We were instructed to arrive at the site at 6 a.m. in order to secure a place in line. Only a handful of us—between six and eight—would be allowed in. To my initial disappointment, a number of people, including a large family, were already milling about and forming a tight order of entry, neatly exceeding the number of allowed visitors per day by one. I decided to wait it out, and miraculously, when the appointed time for the tour finally came around a few hours later, the father of the family said he didn’t want to go in. I was allowed a place.
Located near the village of Santillana del Mar in Cantabria, northern Spain, the massive interior cave was discovered in 1879 by a curious nine-year-old girl named Maria, who gained permission to explore a darkened corridor and called out to her father, archeologist Marcelino Sanz de Sautuola, who was working outside.
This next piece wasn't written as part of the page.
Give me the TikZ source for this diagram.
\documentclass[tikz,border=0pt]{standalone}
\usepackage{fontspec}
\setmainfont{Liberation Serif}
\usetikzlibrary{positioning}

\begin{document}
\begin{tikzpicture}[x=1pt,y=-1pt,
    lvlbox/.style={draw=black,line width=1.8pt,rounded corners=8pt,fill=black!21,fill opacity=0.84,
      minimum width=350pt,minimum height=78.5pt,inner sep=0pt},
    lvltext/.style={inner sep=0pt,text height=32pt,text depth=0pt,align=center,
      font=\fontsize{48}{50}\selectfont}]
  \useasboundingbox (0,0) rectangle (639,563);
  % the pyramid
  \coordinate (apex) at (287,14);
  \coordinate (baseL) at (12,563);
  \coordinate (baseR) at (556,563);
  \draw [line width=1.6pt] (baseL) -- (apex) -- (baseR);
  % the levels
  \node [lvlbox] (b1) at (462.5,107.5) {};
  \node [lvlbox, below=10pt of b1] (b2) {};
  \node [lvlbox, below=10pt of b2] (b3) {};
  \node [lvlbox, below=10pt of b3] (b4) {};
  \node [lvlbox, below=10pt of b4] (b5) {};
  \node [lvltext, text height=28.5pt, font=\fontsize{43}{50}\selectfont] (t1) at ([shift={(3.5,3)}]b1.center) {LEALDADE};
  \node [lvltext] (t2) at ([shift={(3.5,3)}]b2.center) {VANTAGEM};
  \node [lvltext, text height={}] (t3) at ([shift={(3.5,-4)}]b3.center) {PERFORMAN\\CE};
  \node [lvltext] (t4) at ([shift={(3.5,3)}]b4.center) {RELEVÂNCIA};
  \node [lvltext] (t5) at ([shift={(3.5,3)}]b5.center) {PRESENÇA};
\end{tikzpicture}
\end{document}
The father-and-daughter team had already been digging for four years together at the mouth of the cave, discovering artifacts proving human habitation such as oyster shells, animal bones, stone tools, and ceramic shards. The main entrance had previously remained sealed for 13,000 years, blocked by fallen rock which had acted to protect the pristine state of the paintings inside.
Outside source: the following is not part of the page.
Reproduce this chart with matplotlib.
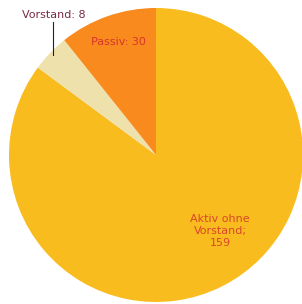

The ceiling is covered with striking, orangey-scarlet images of enormous steppe bison, horses, and deer, all executed in charcoal, ochre and hematite over natural protrusions in the rock, imbuing the animals with realism and full dimensionality. By natural torchlight, the animals are said to appear to be in motion: a living, breathing, running, stampeding herd. When our guide briefly lit a small candle, the effect was not at all difficult to conjure.
What kinds of effects could charcoal artists produce today using variable, natural surfaces and effects of moving light? What would happen if we put down our two-dimensional easels and pads of paper, and allowed our imaginations to soar back to the visions of our distant ancestors?